Oakland’s Interim Police Chief Howard Jordan (a capable and politically smart leader in a tough position) got the Occupy Oakland General Strike crowd count massively wrong: it’s not 7,000, but 100,000.



This blogger has been in Oakland since 1974. The largest crowd at Frank Ogama Plaza was for a speech by then-Senator, now President Barack Obama in 2007, and for which was estimated at 18,000. Barack filled the space with people.

The Occupy Oakland General Strike had that many people in the plaza for most of the day, while two huge crowds were outside of it: one marching down Broadway, the other a set of people walking around various parts of downtown Oakland with protest signs.

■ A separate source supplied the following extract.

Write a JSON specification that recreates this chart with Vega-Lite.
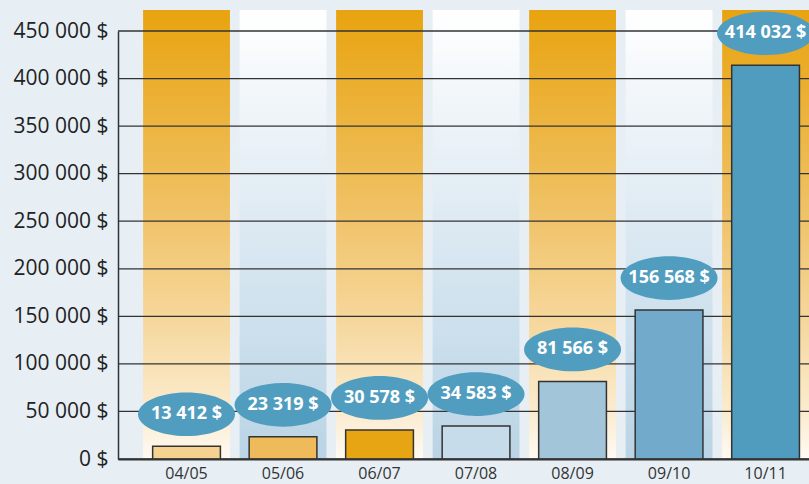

You can’t take a snapshot of an event like this, because of its time length; you have to think of it as a dynamic. In any population there are births, deaths, in-migration, and out-migration. For the Occupy Oakland General Strike, there were no births, thankfully no deaths, but a lot of in-migration and out-migration.

What was so amazing about the size of the crowd both inside the plaza and just outside of it, then marching to the Port of Oakland, was that it did not decrease in size; it increased. And that was with some people leaving it, and others coming in from BART and from around Oakland via foot or other parts of the Bay by car.